While some local governments and taxing entities have struggled to make ends meet financially, the recreation district is not facing dramatic cuts in the 2002-03 budget.
"It's a privilege to be part of this district - we're invested in quality-of-life issues," said Mary Blake, general manager of the district. "We're in a good position."
The district's budget committee has unanimously recommended approval of the proposed budget for when the board of directors meet June 19. The total general fund in the proposed budget is $1.7 million, approximately 2.2 percent higher than the current year.
Money from property taxes represents approximately 60 percent of the district's budget. User fees, grants, sponsorships, leases, contracts, investment returns and gifts make up the rest.
Revenues are expected to grow 10 percent, in part as a result of increased property development within the taxing district, more income from fees and greater use of the pool.
Reorganization accounts for the biggest changes in the budget. The proposed administration budget shows a 22.2 percent increase, to $397,308.
As part of the shifts, Mike Marshall, previously the pool manager, is diving into a new human resources position in administration. The job will involve hiring, orientation, training, safety requirements, coaching, scheduling, evaluation, team projects and improvement plans.
The district has six full-time employees and 40 to 50 part-time or seasonal employees in the course of a year.
Marshall has been with the district more than 22 years and is ideal for the position, Blake said. "He has played the game and now is coaching the game."
Zoe Manhire, the special events coordinator, has been assigned as program developer and will help evaluate the effectiveness of programs.
Such personnel shifts are seen as a way to enhance the district for patrons as well as the staff, Blake said.

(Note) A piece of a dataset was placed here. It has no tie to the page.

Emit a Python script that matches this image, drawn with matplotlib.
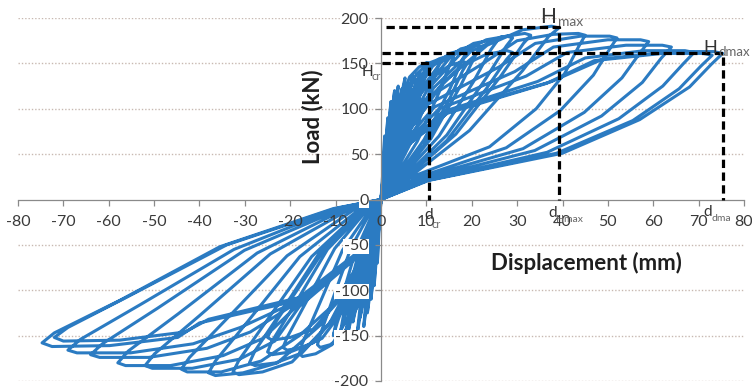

An effective, motivated staff is part of customer service.
Staff teamwork, training and technological changes demand constant upkeep in today's park and recreation field, she added. Computer and software improvements also figure into the budget.
The district expanded and improved Sunset Pool last year using a $783,000 flexible municipal lease program, and also proceeded with a $178,000 warm water therapy pool. A fund-raising calendar offset costs of the latter, and the 2002-03 budget includes printing costs for a sequel calendar.
The district had not raised its pool-use fees for approximately nine years. The board of directors wanted to keep the facility accessible and affordable to the public, so drop-in fee increases in January averaged only $1; an adult who lives in the district pays $3, for example.
Patronage also appear to be increasing, Blake said. The number of participants in the arthritis exercise class has risen from an average of 15 to nearly 25 in recent months, for example.
But the district is more than a pool. A free drop-in center for children after school, holiday camps, open gym, seasonal arts and crafts classes and a covered skate park are among other offerings.
A faulty exterior sealant product installed at the city-owned building for the district's youth center has led to dry-rot problems which the city is trying to resolve. Meanwhile, the district has been developing its youth programs nearby, at the Bob Chisholm Community Center and at the Boy Scout Hut.
The district is often drawn into social issues, Blake added. It participates in the Clatsop County Peer Jury program for first-time juvenile offenders and helps to organize events during spring break to dissipate crowds, for example.
"We cross into many collaborative efforts to improve quality of life in this community," she said. "It's a terribly exciting time."